Tuesday, April 30, 2013

Post Civil Rights Reflections

Occasionally I'll meet a person who went to Catholic school or otherwise had strictly religious parents and who now feels permanently harmed by the whole experience. They talk about being fearful of the nuns commands or of attending all manner of religious services and performing associated rituals, giving the impression that they've never been the same. And they now reject the whole experience and call it a scar on their past. A similar set of cultural baggage is associated with Jewish motherhood; certain people (mostly Jewish women) complain of the guilt or other emotional trauma associated with having a Jewish mother.



Both experiences have been exaggerated enough to become in some instances the stuff of stand-up comedy these days. The whole Catholic school-as-torture makes for good copy, probably because so many Americans feel that they share the experience. George Carlin turned his experiences into very entertaining banter. And the Jewish-mother-guilt-trip schtick has gotten plenty of mileage from those in show business.

I didn't face either of these circumstances as a young boy. I went to public school in a liberal suburban district of Washington, D.C. I attended Episcopal church but stopped after I was about 8 or 10 years old. However if I could say that I have any experience even closely comparable to the Catholic school survivors, it would be the  teachings of a secular nature but equally as dogmatic, it turns out. As a child in Montgomery County (Maryland) Public Schools, we were taught early about civil rights and taught to revere equality at all costs. Montgomery county was (and perhaps still is) one of the most liberal jurisdictions in the nation and we were told again and again of the parallels between the civil rights movement of the 1960s and the founding of our great nation.

In the immediate aftermath of the Vietnam War and the assassinations of Dr. King and Robert Kennedy, U.S. popular culture embraced a "Do Your Own Thing," ethos. In fact this slogan appeared on bumper stickers and t-shirts in the late '60s and early '70s. Conformity was out and individualism was in.

Around this same time the seeds of the diversity movement were planted. We began to see t-shirts saying, "Kiss me, I'm Polish" or "Proud to be Irish," when in the first half of the 20th century those traits may have been treated as a handicap.
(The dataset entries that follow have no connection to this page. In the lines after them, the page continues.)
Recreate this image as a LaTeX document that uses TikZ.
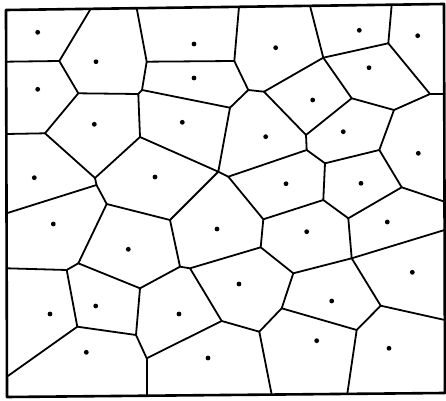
\documentclass[tikz,border=0pt]{standalone}
\usepackage{tikz}

\begin{document}
\begin{tikzpicture}[
  x=0.5pt,y=-0.5pt,line join=round,
  frame/.style={draw=black,line width=1.3pt},
  edge/.style={draw=black,line width=0.9pt},
  seed/.style={circle,fill=black,inner sep=0pt,minimum size=2.4pt}
]
\useasboundingbox (0,0) rectangle (446,401);

% Frame.
\draw[frame] (6,10) -- (444,4) -- (445,393) -- (7,397) -- cycle;

% Vertices on the frame.
\foreach \n/\x/\y in {t1/90.7/8.8,t2/136.7/8.2,t3/239/6.8,t4/310/5.8,t5/391.7/4.7,
  l1/6.1/61.7,l2/6.3/134,l3/6.5/213.3,l4/6.7/268.3,l5/6.9/376.7,
  r1/444.2/94,r2/444.5/201.7,r3/444.6/230,r4/444.8/320,
  b1/146.7/395.7,b2/271.7/394.6,b3/347.3/393.9}
  \coordinate (\n) at (\x,\y);

% Inner vertices.
\foreach \n/\x/\y in {va/59.3/61,vb/78.3/93.3,vc/146.7/61.7,vd/142/90,ve/138.3/94,
  vf/234.3/61,vg/248.3/90,vh/264/91.7,vi/230/107.7,vj/323.3/57.7,vk/388.3/43.3,
  vl/351.7/98.3,vm/430/94,vn/394/110,vo/306/135,vp/306.7/150,vq/325/163.3,
  vr/379.3/150,vs/401.7/187.3,vt/323.3/200,vu/348.3/218.3,vw/45/133.3,
  vx/140/137,vy/95/178,vz/96.5/185,vaa/106.7/204,vab/218.3/171.7,vac/228.3/176.7,
  vad/170/220,vae/263.3/219.3,vaf/260.7/247.3,vag/351.7/258.3,vah/78.3/263.3,
  vai/66.7/270,vaj/180/266.7,vak/190/268.3,val/140/288.3,vam/293.3/273.3,
  van/380.7/305.7,vao/77.3/326.7,vap/136/335,vaq/146.7/358.3,var/221.7/321,
  vas/259.3/331.7,vat/281.7/308.3,vau/356.7/330}
  \coordinate (\n) at (\x,\y);

% Cell walls.
\foreach \a/\b in {t1/va,va/l1,t2/vc,t3/vf,t4/vj,t5/vk,vm/r1,
  va/vb,vb/ve,ve/vd,vd/vc,vc/vf,vf/vg,vg/vh,vg/vi,vd/vi,vh/vj,vj/vk,vj/vl,
  vk/vm,vm/vn,vl/vn,vl/vo,vh/vo,vo/vp,vp/vac,vp/vq,vq/vr,vn/vr,vr/vs,vs/r2,
  vq/vt,vt/vae,vt/vu,vs/vu,vu/vag,vag/r3,vag/vam,vag/van,van/r4,van/vau,
  vau/vat,vau/b3,vat/vam,vat/vas,vas/b2,vas/var,var/vak,vak/vaf,vaf/vam,
  vaf/vae,vae/vac,vac/vab,vab/vi,vab/vx,vab/vad,vx/ve,vx/vy,vy/vw,vw/vb,
  vw/l2,vy/vz,vz/l3,vz/vaa,vaa/vad,vaa/vah,vad/vaj,vaj/vak,vaj/val,val/vah,
  vah/vai,vai/l4,vai/vao,val/vap,vao/vap,vao/l5,vap/vaq,vaq/var,vaq/b1}
  \draw[edge] (\a) -- (\b);

% Seeds.
\foreach \x/\y [count=\i] in {37.7/32.3,96/61.7,194/44,275.7/47.7,359.3/30.3,
  417.7/35.7,37.7/89.3,194/78,312.7/100,369/67.7,94.3/124.3,182.3/122.3,
  265.7/136.7,343.3/131.7,418.3/153.3,34.3/177.7,155/177,286/183.7,361/183.3,
  53.3/224,128.3/249.3,217/229,306.7/231.7,387.3/222,239/284,331.7/301,
  412.3/272.3,179/314,95.7/306,50/314,86.3/352.3,208/358,316.7/340.7,389/348.3}
  \node[seed] (s\i) at (\x,\y) {};
\end{tikzpicture}
\end{document}
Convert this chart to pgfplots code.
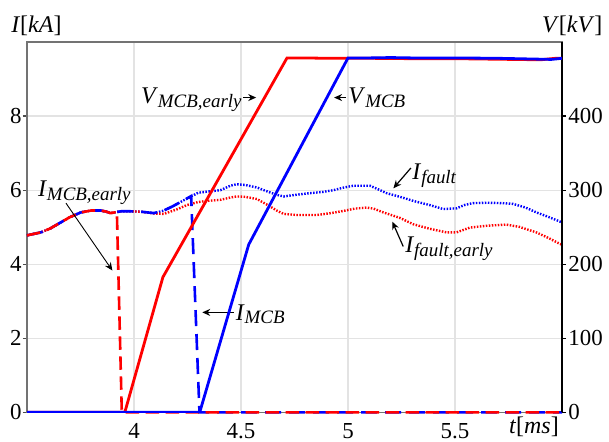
\documentclass[border=0pt]{standalone}
\usepackage{fontspec}
\setmainfont{Liberation Serif}
\setsansfont{Liberation Serif}
\usepackage{pgfplots}
\pgfplotsset{compat=1.18}
\usetikzlibrary{arrows.meta}
\newcommand{\lab}[2]{\textit{#1}\raisebox{-1.9pt}{\fontsize{9.5}{10}\selectfont\textit{#2}}}
\newcommand{\tkfont}{\rmfamily\upshape\fontsize{11.5}{13}\selectfont}
\begin{document}
\begin{tikzpicture}
\begin{axis}[
  width=267.5bp, height=185.2bp, scale only axis,
  xmin=3.5, xmax=6, ymin=0, ymax=10,
  xtick={4,4.5,5,5.5}, ytick={0,2,4,6,8},
  xticklabels={4,4.5,5,5.5}, yticklabels={0,2,4,6,8},
  xtick pos=bottom, ytick pos=left,
  tick align=outside, major tick length=2bp,
  x tick style={draw=none},
  y tick style={black!70, line width=0.6pt},
  grid=major, grid style={gray!22, line width=0.6pt},
  axis line style={black!55, line width=0.8pt},
  ticklabel style={font=\tkfont},
  yticklabel style={inner xsep=0.5pt},
  clip=false,
]
\coordinate (SW) at (rel axis cs:0,0);
\coordinate (NE) at (rel axis cs:1,1);
% I_fault (blue dotted)
\addplot[blue, line width=1.2bp, dash pattern=on 0.75bp off 0.75bp] coordinates {
(3.5,4.78)(3.565,4.86)(3.61,4.97)(3.658,5.13)(3.70,5.27)(3.752,5.40)(3.80,5.45)(3.845,5.45)(3.87,5.42)(3.89,5.38)(3.91,5.40)(3.94,5.43)(3.98,5.43)(4.03,5.42)(4.093,5.38)(4.14,5.45)(4.186,5.58)(4.23,5.72)(4.264,5.82)(4.30,5.93)(4.342,5.96)(4.404,6.00)(4.45,6.12)(4.48,6.16)(4.52,6.14)(4.575,6.07)(4.63,5.95)(4.67,5.87)(4.699,5.83)(4.75,5.87)(4.823,5.92)(4.88,5.95)(4.932,6.00)(4.98,6.07)(5.025,6.12)(5.103,6.12)(5.15,6.00)(5.18,5.92)(5.243,5.82)(5.305,5.71)(5.38,5.60)(5.445,5.49)(5.507,5.51)(5.545,5.60)(5.584,5.65)(5.65,5.66)(5.72,5.65)(5.771,5.63)(5.83,5.53)(5.88,5.40)(5.94,5.27)(6.0,5.13)
};
% I_fault,early (red dotted)
\addplot[red, line width=1.2bp, dash pattern=on 0.75bp off 0.75bp] coordinates {
(3.5,4.78)(3.565,4.86)(3.61,4.97)(3.658,5.13)(3.70,5.27)(3.752,5.40)(3.80,5.45)(3.845,5.45)(3.87,5.42)(3.89,5.38)(3.91,5.40)(3.94,5.43)(3.98,5.43)(4.03,5.42)(4.093,5.37)(4.14,5.36)(4.20,5.48)(4.249,5.60)(4.30,5.68)(4.342,5.71)(4.404,5.74)(4.45,5.80)(4.48,5.83)(4.52,5.82)(4.575,5.76)(4.63,5.58)(4.67,5.44)(4.699,5.36)(4.76,5.33)(4.855,5.33)(4.92,5.38)(4.979,5.44)(5.03,5.50)(5.088,5.53)(5.12,5.50)(5.165,5.40)(5.243,5.25)(5.305,5.08)(5.38,4.96)(5.46,4.86)(5.507,4.86)(5.57,4.99)(5.65,5.04)(5.74,5.07)(5.80,5.01)(5.88,4.86)(5.94,4.70)(5.99,4.55)(6.0,4.53)
};
% I_MCB (blue dashed)
\addplot[blue, line width=1.3bp, dash pattern=on 8bp off 4bp] coordinates {
(3.5,4.78)(3.565,4.86)(3.61,4.97)(3.658,5.13)(3.70,5.27)(3.752,5.40)(3.80,5.45)(3.845,5.45)(3.87,5.42)(3.89,5.38)(3.91,5.40)(3.94,5.43)(3.98,5.43)(4.03,5.42)(4.093,5.38)(4.14,5.45)(4.186,5.58)(4.23,5.72)(4.267,5.84)(4.306,0)(6.0,0)
};
% I_MCB,early (red dashed)
\addplot[red, line width=1.3bp, dash pattern=on 6.7bp off 3.3bp] coordinates {
(3.5,4.78)(3.565,4.86)(3.61,4.97)(3.658,5.13)(3.70,5.27)(3.752,5.40)(3.80,5.45)(3.845,5.45)(3.87,5.42)(3.89,5.38)(3.92,5.41)(3.943,0)(6.0,0)
};
% labels
\node[anchor=base west, inner sep=0, font=\fontsize{12}{14}\selectfont] at (axis cs:3.425,10.25) {\textit{I}[\textit{kA}]};
\node[anchor=base west, inner sep=0, font=\fontsize{12}{14}\selectfont] at (axis cs:5.905,10.25) {\textit{V}[\textit{kV}]};
\node[anchor=base west, inner sep=0, font=\fontsize{12}{14}\selectfont] at (axis cs:5.751,-0.56) {\textit{t}[\textit{ms}]};
\node[anchor=base west, inner sep=0, font=\fontsize{12}{14}\selectfont] at (axis cs:4.031,8.33) {\lab{V}{MCB,early}};
\draw[-{Stealth[length=4pt,width=3.5pt]}, line width=0.6pt] (axis cs:4.511,8.50) -- (axis cs:4.571,8.50);
\node[anchor=base west, inner sep=0, font=\fontsize{12}{14}\selectfont] at (axis cs:5.0,8.33) {\lab{V}{MCB}};
\draw[-{Stealth[length=4pt,width=3.5pt]}, line width=0.6pt] (axis cs:4.991,8.50) -- (axis cs:4.935,8.50);
\node[anchor=base west, inner sep=0, font=\fontsize{12}{14}\selectfont] at (axis cs:5.299,6.28) {\lab{I}{fault}};
\draw[-{Stealth[length=4pt,width=3.5pt]}, line width=0.6pt] (axis cs:5.294,6.60) -- (axis cs:5.212,6.05);
\node[anchor=base west, inner sep=0, font=\fontsize{12}{14}\selectfont] at (axis cs:5.266,4.31) {\lab{I}{fault,early}};
\draw[-{Stealth[length=4pt,width=3.5pt]}, line width=0.6pt] (axis cs:5.258,4.48) -- (axis cs:5.207,5.15);
\node[anchor=base west, inner sep=0, font=\fontsize{12}{14}\selectfont] at (axis cs:3.55,5.83) {\lab{I}{MCB,early}};
\draw[-{Stealth[length=4pt,width=3.5pt]}, line width=0.45pt] (axis cs:3.682,5.65) -- (axis cs:3.899,3.83);
\node[anchor=base west, inner sep=0, font=\fontsize{12}{14}\selectfont] at (axis cs:4.474,2.49) {\lab{I}{MCB}};
\draw[-{Stealth[length=4pt,width=3.5pt]}, line width=0.6pt] (axis cs:4.466,2.70) -- (axis cs:4.319,2.70);
\end{axis}
\begin{axis}[
  width=267.5bp, height=185.2bp, scale only axis,
  xmin=3.5, xmax=6, ymin=0, ymax=500,
  axis x line=none, axis y line*=right,
  ytick={0,100,200,300,400},
  yticklabels={0,100,200,300,400},
  tick align=outside, major tick length=2bp,
  y tick style={black, line width=0.6pt},
  axis line style={black, line width=0.8pt},
  ticklabel style={font=\tkfont},
  yticklabel style={inner xsep=1pt},
]
% V_MCB,early (red solid)
\addplot[red, line width=1.4bp] coordinates {
(3.5,0)(3.957,0)(4.135,182.5)(4.715,478.5)(4.8,478.5)(4.9,478)(5.1,478)(5.3,477.5)(5.5,477.5)(5.9,476)(5.97,478)(6.0,478)
};
% V_MCB (blue solid)
\addplot[blue, line width=1.4bp] coordinates {
(3.5,0)(4.307,0)(4.536,226.5)(5.0,478.5)(5.1,478.5)(5.2,479)(5.3,478.5)(5.5,478.5)(5.7,478)(5.95,476.5)(6.0,478)
};
\end{axis}
\pgfresetboundingbox
\path[use as bounding box] ([xshift=-13.5bp,yshift=-14.35bp]SW) rectangle ([xshift=23.5bp,yshift=21bp]NE);
\end{tikzpicture}
\end{document}
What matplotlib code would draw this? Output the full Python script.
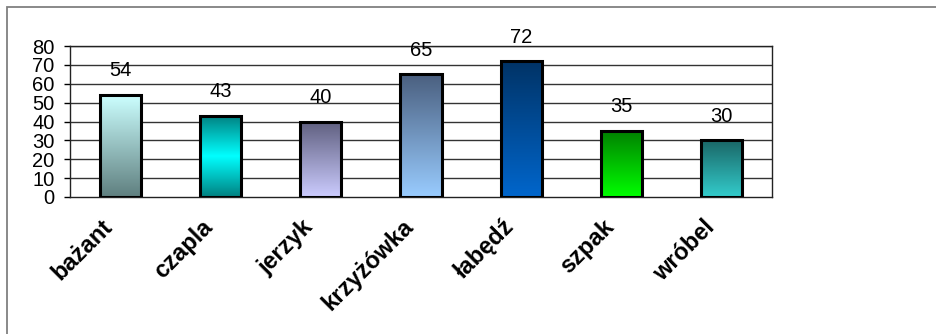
import numpy as np
import matplotlib
matplotlib.use("Agg")
import matplotlib.pyplot as plt
from matplotlib.colors import LinearSegmentedColormap
from matplotlib.patches import Rectangle

# Bird counts per species
categories = ["bażant", "czapla", "jerzyk", "krzyżówka", "łabędź", "szpak", "wróbel"]
values = [54, 43, 40, 65, 72, 35, 30]
y_ticks = [0, 10, 20, 30, 40, 50, 60, 70, 80]

# Vertical gradient stops for each bar (top -> bottom)
gradients = [
    ["#CCFFFF", "#5F7F7F"],
    ["#008080", "#00FFFF", "#008080"],
    ["#5F5F7F", "#CCCCFF"],
    ["#4A5F7F", "#99CCFF"],
    ["#003366", "#0066CC"],
    ["#008000", "#00FF00"],
    ["#1A6666", "#33CCCC"],
]

plt.rcParams["font.family"] = ["Liberation Sans", "DejaVu Sans"]

W, H = 937, 334
fig = plt.figure(figsize=(W / 100, H / 100), dpi=100)

# Outer chart frame
fig.patches.append(Rectangle((7 / W, -0.1), 1.2, 1 - 7 / H + 0.1, transform=fig.transFigure,
                             fill=False, edgecolor="#808080", linewidth=1.3))

ax = fig.add_axes([70 / W, 1 - 197 / H, (772 - 70) / W, (197 - 46) / H])
n = len(categories)
ax.set_xlim(-0.5, n - 0.5)
ax.set_ylim(0, 80)
ax.set_yticks(y_ticks)
ax.set_xticks([])
ax.tick_params(axis="y", length=4, width=1, pad=7, labelsize=14.5, colors="black")
for s in ax.spines.values():
    s.set_color("#222222")
    s.set_linewidth(1.0)

for t in y_ticks[1:]:
    ax.axhline(t, color="#333333", linewidth=1.0, zorder=1)

bar_w = 0.41
for i, (v, stops) in enumerate(zip(values, gradients)):
    cmap = LinearSegmentedColormap.from_list(f"g{i}", stops)
    grad = np.linspace(0, 1, 256).reshape(-1, 1)
    ax.imshow(grad, cmap=cmap, aspect="auto", origin="upper",
              extent=[i - bar_w / 2, i + bar_w / 2, 0, v], zorder=2,
              interpolation="bilinear")
    ax.bar(i, v, width=bar_w, facecolor="none", edgecolor="black",
           linewidth=2.2, zorder=3)
    ax.annotate(str(v), xy=(i, v), xytext=(0, 10.5), textcoords="offset points",
                ha="center", va="bottom", fontsize=14.5, color="black")
    ax.annotate(categories[i], xy=(i, 0), xytext=(-8, -19), textcoords="offset points",
                ha="right", va="center", rotation=45, rotation_mode="anchor",
                fontsize=17, fontweight="bold", color="black")

ax.set_xlim(-0.5, n - 0.5)
ax.set_ylim(0, 80)

fig.savefig("out.png", dpi=100)
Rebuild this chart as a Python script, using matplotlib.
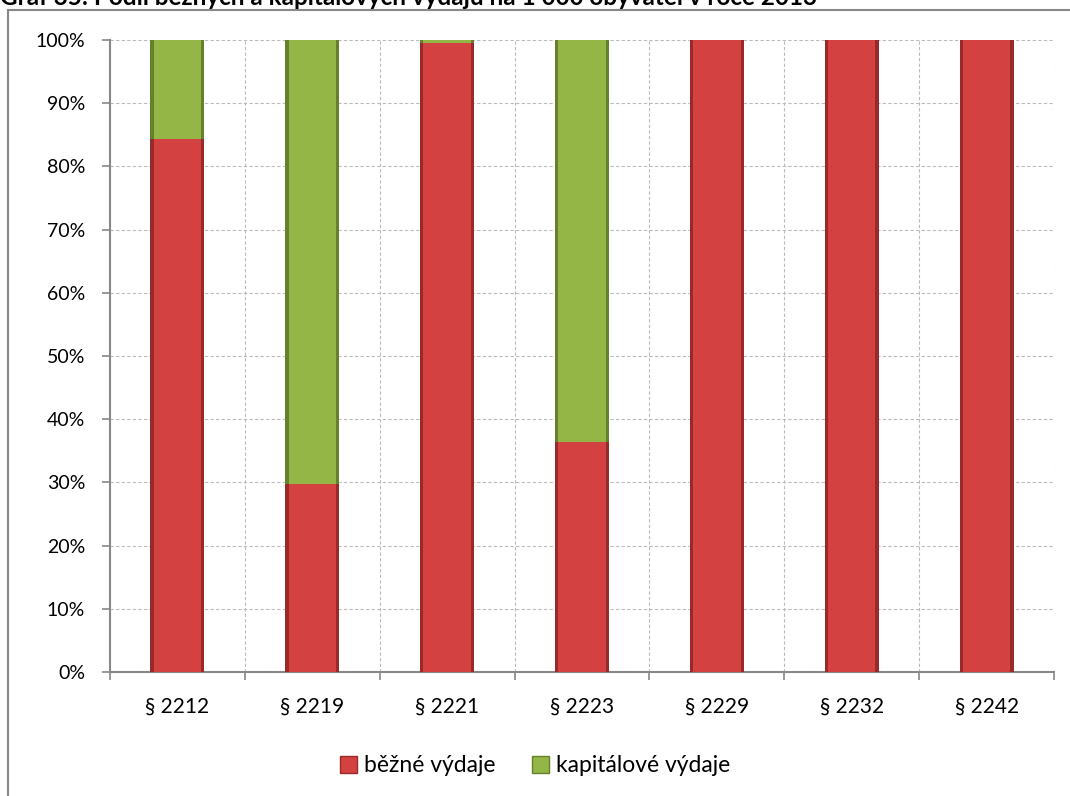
import matplotlib
matplotlib.use("Agg")
import matplotlib.pyplot as plt
from matplotlib.patches import Rectangle, Patch
import numpy as np

plt.rcParams['font.family'] = ['Lato', 'DejaVu Sans']

categories = ["§ 2212", "§ 2219", "§ 2221", "§ 2223", "§ 2229", "§ 2232", "§ 2242"]
bezne = [84.3, 29.8, 99.6, 36.4, 100.0, 100.0, 100.0]
kapitalove = [15.7, 70.2, 0.4, 63.6, 0.0, 0.0, 0.0]
series_names = ["běžné výdaje", "kapitálové výdaje"]
yticks = [0, 10, 20, 30, 40, 50, 60, 70, 80, 90, 100]
title = "Graf 35: Podíl běžných a kapitálových výdajů na 1 000 obyvatel v roce 2013"

red_main, red_dark = "#D34240", "#9A2A2A"
green_main, green_dark = "#93B646", "#66812C"

fig = plt.figure(figsize=(10.7, 7.96), dpi=100)
ax = fig.add_axes([110/1070, 1-672/796, (1054-110)/1070, (672-40)/796])

x = np.arange(len(categories))
w = 0.40
bez = np.array(bezne)
kap = np.array(kapitalove)

# base (dark edge) then inner fill for a mild bevel look
ax.bar(x, bez, width=w, color=red_dark, zorder=3)
ax.bar(x, bez, width=w*0.88, color=red_main, zorder=4)
ax.bar(x, kap, bottom=bez, width=w, color=green_dark, zorder=3)
ax.bar(x, kap, bottom=bez, width=w*0.88, color=green_main, zorder=4)

ax.set_xlim(-0.5, len(categories) - 0.5)
ax.set_ylim(0, 100)
ax.set_yticks(yticks)
ax.set_yticklabels([f"{v}%" for v in yticks], fontsize=14)
ax.set_xticks(x)
ax.set_xticklabels(categories, fontsize=15)
ax.tick_params(axis='x', length=0, pad=18)
ax.set_xticks(np.arange(-0.5, len(categories)), minor=True)
ax.tick_params(axis='x', which='minor', length=6, color='#888888', width=1.2)
ax.tick_params(axis='y', length=6, color='#888888', width=1.2, pad=12)

for s in ['top', 'right']:
    ax.spines[s].set_visible(False)
for s in ['left', 'bottom']:
    ax.spines[s].set_color('#888888')
    ax.spines[s].set_linewidth(1.5)

gl = dict(color='#BBBBBB', linestyle=(0, (3, 2)), linewidth=0.8, zorder=0)
for v in yticks[1:]:
    ax.axhline(v, **gl)
for b in np.arange(0.5, len(categories)):
    ax.axvline(b, **gl)

# frame around chart
fig.patches.append(Rectangle((8/1070, -0.01), 1.02, 1-10/796+0.01, transform=fig.transFigure,
                             fill=False, edgecolor='#888888', linewidth=1.5))

fig.text(0.0, 1-5/796, title, fontsize=17.5, fontweight='bold', ha='left', va='baseline')

handles = [Patch(facecolor=red_main, edgecolor=red_dark),
           Patch(facecolor=green_main, edgecolor=green_dark)]
fig.legend(handles, series_names, loc='center', bbox_to_anchor=(0.5, 1-766/796), ncol=2,
           frameon=False, fontsize=16.5, handlelength=0.75, handleheight=0.75,
           handletextpad=0.3, columnspacing=1.6)

fig.savefig("out.png", dpi=100)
[Incidentally this movement never really died, rather it morphed into the multi-cultural and "celebration of diversity" that became popular in the 1990s and beyond. This recognition and welcoming of diversity is undoubtedly the best thing for our culture and civilization in the long run but in the short term, it is tearing us apart. Many see the "culture wars" of the 1990s as simply the logical outgrowth of the civil rights movement and subsequent liberalizations. But that's another story.]

Television and movies of the 1960s and 70s denigrated what we would call type-A personalities, preferring to heap praise on the flexible, easy-going types. The message was that the latter would enjoy their lives more and especial emphasis put on the sexual opportunities of type-Bs. If you want to get laid, you're going to have to leave the shirt and tie at home, was what we were taught as youngsters.

This over emphasis on acceptance of an ever-wider circle of behavior is my equivalent of Catholic school or Jewish mothers. I am so molded by this experience that I have a hard time making any judgments at all about a person based on physical appearance. A man can approach me on the street with all the characteristics of a criminal and I will accept and engage with him, having been taught that appearance is not to be used in any judgement of character.

As an example, I have a difficult time understanding the rejection that some men or women display toward a potential mate but who is of a different economic status. We were all taught as youngsters that love conquers all and that different backgrounds can be overcome. The Civil Rights era emphasized that. But the truth is that matches like these fail very frequently despite utopian ideals.

I suppose I should just get over the free-love, do-your-own-thing message that characterized the period in which I grew up and just call it a freak cultural accident. Of course this period freed a lot of people from a degree of racism, homophobia and sexism (although not entirely) and we should all be thankful for that.

But should I really ignore a person's physical appearance, grooming and speech when deciding whether to allow him or her into my house or trust them with the care of my children?